What the task asks: Everything in the listing below from the line containing "Write the Altair code for this chart." through the line containing "import pandas as pd" should be repeated exactly; leave out every other line.

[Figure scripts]
<<<<

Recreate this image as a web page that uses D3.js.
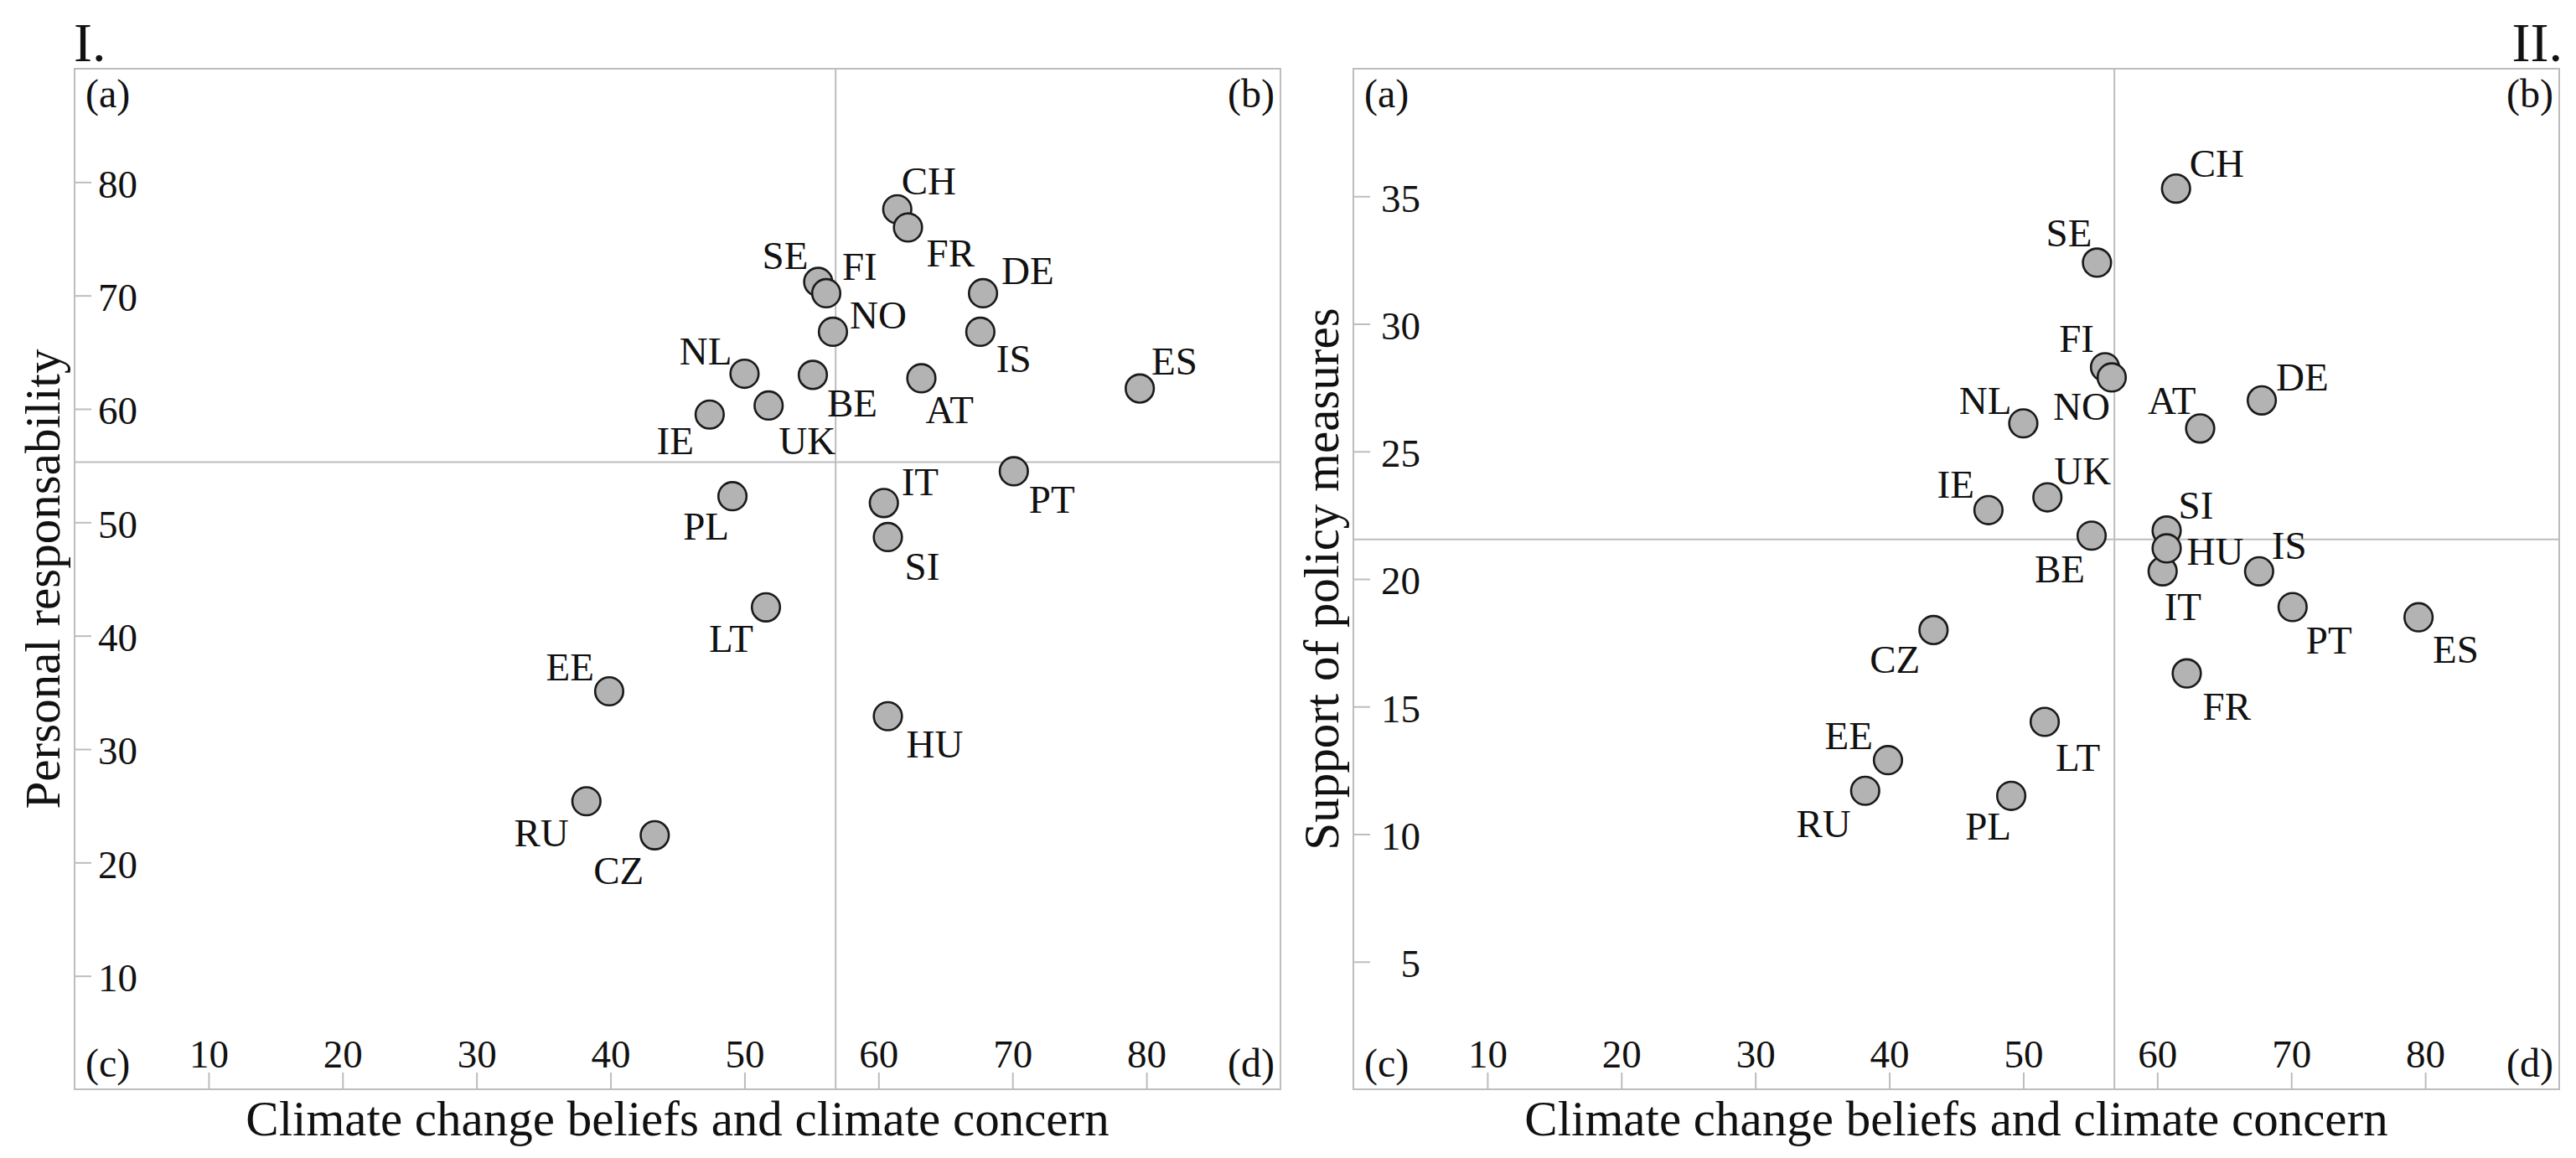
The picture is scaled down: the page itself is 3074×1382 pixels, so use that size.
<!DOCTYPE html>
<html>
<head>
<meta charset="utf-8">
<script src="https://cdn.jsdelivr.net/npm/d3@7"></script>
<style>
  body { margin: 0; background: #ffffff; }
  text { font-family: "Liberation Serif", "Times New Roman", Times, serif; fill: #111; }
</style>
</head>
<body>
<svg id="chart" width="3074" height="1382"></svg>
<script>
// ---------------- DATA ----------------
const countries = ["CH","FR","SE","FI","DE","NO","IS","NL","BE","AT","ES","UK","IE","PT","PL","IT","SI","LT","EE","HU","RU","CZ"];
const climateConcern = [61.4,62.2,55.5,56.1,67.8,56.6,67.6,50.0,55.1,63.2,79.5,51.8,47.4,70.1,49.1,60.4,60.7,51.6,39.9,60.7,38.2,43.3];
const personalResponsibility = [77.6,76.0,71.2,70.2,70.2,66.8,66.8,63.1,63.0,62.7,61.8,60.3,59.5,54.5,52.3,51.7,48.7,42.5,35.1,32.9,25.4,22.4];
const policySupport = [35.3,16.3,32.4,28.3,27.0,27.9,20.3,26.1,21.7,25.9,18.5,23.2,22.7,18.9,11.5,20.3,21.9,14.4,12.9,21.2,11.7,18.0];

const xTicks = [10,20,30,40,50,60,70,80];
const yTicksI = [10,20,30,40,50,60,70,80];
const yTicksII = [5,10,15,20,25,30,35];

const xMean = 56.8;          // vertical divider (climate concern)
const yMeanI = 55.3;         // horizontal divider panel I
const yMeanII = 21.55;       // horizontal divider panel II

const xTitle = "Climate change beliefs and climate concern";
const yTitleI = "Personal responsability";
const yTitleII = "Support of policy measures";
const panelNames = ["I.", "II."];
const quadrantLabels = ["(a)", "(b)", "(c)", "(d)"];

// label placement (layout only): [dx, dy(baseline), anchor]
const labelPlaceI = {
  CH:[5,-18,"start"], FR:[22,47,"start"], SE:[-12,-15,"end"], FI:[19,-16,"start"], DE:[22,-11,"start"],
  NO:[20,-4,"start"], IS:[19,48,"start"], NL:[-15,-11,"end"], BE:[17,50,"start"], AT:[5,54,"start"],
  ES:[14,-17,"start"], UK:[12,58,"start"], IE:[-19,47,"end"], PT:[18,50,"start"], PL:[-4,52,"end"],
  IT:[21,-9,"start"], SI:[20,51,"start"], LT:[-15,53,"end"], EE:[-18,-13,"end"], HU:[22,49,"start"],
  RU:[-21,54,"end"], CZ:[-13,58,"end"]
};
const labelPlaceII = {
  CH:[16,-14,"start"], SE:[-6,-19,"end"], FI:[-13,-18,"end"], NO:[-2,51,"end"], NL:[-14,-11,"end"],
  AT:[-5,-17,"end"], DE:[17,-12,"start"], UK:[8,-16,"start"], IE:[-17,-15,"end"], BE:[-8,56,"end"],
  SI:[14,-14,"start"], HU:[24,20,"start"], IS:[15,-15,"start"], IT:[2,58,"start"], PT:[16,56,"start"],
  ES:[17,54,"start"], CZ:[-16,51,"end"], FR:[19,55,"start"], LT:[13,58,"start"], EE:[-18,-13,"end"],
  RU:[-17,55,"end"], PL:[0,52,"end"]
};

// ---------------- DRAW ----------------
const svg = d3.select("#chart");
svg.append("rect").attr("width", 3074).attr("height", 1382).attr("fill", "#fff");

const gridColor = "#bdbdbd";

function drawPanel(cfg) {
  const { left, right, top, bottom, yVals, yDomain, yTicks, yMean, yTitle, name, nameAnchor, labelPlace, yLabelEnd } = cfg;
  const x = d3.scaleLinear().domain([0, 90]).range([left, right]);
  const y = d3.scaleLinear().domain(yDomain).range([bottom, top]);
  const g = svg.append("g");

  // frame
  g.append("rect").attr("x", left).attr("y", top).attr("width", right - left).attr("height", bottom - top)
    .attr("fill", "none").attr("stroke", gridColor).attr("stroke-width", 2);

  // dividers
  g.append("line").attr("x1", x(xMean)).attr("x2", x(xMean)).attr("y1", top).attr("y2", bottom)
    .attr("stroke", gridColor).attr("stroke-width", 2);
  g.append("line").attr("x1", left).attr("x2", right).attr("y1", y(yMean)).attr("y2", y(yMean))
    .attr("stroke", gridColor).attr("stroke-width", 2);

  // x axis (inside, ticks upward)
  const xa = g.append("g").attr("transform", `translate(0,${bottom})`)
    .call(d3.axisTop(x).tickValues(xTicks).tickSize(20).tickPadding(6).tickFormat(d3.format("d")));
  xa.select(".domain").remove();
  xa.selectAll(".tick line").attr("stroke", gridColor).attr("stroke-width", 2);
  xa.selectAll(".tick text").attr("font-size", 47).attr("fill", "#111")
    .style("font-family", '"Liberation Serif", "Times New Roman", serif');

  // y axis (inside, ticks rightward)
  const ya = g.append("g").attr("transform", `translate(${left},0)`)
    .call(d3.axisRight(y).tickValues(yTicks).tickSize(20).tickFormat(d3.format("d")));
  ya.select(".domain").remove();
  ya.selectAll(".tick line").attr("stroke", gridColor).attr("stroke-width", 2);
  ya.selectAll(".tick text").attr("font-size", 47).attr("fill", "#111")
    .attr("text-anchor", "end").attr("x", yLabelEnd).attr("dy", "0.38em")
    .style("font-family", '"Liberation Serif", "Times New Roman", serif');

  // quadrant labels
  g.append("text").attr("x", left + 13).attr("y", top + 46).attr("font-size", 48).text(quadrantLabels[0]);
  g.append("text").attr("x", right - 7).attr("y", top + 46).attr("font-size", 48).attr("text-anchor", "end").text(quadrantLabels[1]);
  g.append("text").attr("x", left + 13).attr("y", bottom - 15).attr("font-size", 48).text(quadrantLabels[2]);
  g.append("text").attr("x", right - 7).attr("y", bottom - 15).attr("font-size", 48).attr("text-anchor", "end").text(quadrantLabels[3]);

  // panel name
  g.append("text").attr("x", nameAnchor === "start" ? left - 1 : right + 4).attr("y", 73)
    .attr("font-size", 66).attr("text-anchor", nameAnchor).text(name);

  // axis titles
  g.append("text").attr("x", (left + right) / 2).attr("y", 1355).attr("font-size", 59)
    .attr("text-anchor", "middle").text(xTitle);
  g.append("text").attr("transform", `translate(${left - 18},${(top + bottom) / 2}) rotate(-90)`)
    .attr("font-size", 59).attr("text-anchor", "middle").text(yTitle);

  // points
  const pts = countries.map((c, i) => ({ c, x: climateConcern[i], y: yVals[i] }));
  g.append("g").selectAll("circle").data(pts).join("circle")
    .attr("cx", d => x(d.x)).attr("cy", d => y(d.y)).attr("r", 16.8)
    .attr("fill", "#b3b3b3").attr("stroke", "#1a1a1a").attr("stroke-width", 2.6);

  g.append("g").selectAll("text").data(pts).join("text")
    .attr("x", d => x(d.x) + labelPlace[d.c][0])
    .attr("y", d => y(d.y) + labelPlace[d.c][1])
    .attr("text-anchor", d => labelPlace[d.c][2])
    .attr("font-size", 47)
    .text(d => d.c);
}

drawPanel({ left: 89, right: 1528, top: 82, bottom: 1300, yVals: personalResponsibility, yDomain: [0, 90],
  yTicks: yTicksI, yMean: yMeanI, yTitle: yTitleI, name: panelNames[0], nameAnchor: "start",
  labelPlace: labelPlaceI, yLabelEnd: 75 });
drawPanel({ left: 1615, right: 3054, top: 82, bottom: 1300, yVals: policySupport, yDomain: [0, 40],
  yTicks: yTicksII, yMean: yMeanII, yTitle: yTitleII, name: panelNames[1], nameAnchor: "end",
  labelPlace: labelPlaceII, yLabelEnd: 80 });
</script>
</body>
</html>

>>>>
<<<<

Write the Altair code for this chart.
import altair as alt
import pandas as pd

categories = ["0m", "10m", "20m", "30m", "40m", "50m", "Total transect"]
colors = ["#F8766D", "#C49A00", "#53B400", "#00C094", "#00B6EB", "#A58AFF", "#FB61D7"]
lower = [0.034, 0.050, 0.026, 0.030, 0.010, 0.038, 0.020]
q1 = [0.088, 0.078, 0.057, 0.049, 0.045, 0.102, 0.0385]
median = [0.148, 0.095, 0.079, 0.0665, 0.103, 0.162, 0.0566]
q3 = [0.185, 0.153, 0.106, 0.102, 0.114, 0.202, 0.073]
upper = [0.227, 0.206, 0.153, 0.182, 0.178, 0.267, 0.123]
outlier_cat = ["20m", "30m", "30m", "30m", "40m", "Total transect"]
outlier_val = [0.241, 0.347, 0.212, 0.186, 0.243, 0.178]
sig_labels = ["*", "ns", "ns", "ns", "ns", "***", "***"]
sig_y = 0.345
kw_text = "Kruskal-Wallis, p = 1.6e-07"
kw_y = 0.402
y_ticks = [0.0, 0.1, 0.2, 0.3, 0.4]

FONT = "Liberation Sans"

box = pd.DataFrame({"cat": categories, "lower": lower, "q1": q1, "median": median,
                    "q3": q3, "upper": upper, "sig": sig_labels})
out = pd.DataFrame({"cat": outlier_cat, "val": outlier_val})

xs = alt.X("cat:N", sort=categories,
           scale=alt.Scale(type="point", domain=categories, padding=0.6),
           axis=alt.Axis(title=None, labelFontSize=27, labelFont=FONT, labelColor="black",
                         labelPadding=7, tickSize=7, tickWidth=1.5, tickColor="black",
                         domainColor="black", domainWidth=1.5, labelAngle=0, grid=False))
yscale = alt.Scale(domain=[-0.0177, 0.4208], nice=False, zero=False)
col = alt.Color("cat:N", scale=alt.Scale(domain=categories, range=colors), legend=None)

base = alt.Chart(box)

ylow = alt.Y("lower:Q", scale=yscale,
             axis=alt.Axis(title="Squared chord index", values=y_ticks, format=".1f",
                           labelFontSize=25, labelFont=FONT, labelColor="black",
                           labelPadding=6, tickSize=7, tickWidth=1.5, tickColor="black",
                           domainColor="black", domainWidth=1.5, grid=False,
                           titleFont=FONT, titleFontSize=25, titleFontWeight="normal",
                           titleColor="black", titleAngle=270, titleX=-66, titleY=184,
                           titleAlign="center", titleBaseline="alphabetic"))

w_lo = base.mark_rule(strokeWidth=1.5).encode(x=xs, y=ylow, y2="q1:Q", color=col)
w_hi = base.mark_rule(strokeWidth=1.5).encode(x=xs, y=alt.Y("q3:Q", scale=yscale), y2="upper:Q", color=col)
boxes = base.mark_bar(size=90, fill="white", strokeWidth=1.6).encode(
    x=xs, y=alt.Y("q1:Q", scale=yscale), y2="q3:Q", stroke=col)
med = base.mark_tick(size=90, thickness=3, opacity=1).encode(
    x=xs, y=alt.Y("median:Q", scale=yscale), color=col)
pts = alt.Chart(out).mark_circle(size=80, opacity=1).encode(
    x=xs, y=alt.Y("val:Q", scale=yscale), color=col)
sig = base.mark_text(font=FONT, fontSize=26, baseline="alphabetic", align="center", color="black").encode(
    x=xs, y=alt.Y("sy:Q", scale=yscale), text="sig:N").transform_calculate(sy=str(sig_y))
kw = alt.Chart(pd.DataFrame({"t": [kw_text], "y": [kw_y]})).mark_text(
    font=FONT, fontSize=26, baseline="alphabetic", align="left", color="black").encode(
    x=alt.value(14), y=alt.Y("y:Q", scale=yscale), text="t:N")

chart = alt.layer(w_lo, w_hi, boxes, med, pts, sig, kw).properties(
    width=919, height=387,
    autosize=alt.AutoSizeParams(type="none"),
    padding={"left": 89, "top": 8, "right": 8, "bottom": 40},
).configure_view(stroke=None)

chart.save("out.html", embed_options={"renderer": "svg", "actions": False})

>>>>

Solution for this exercise:
Write the Altair code for this chart.
import altair as alt
import pandas as pd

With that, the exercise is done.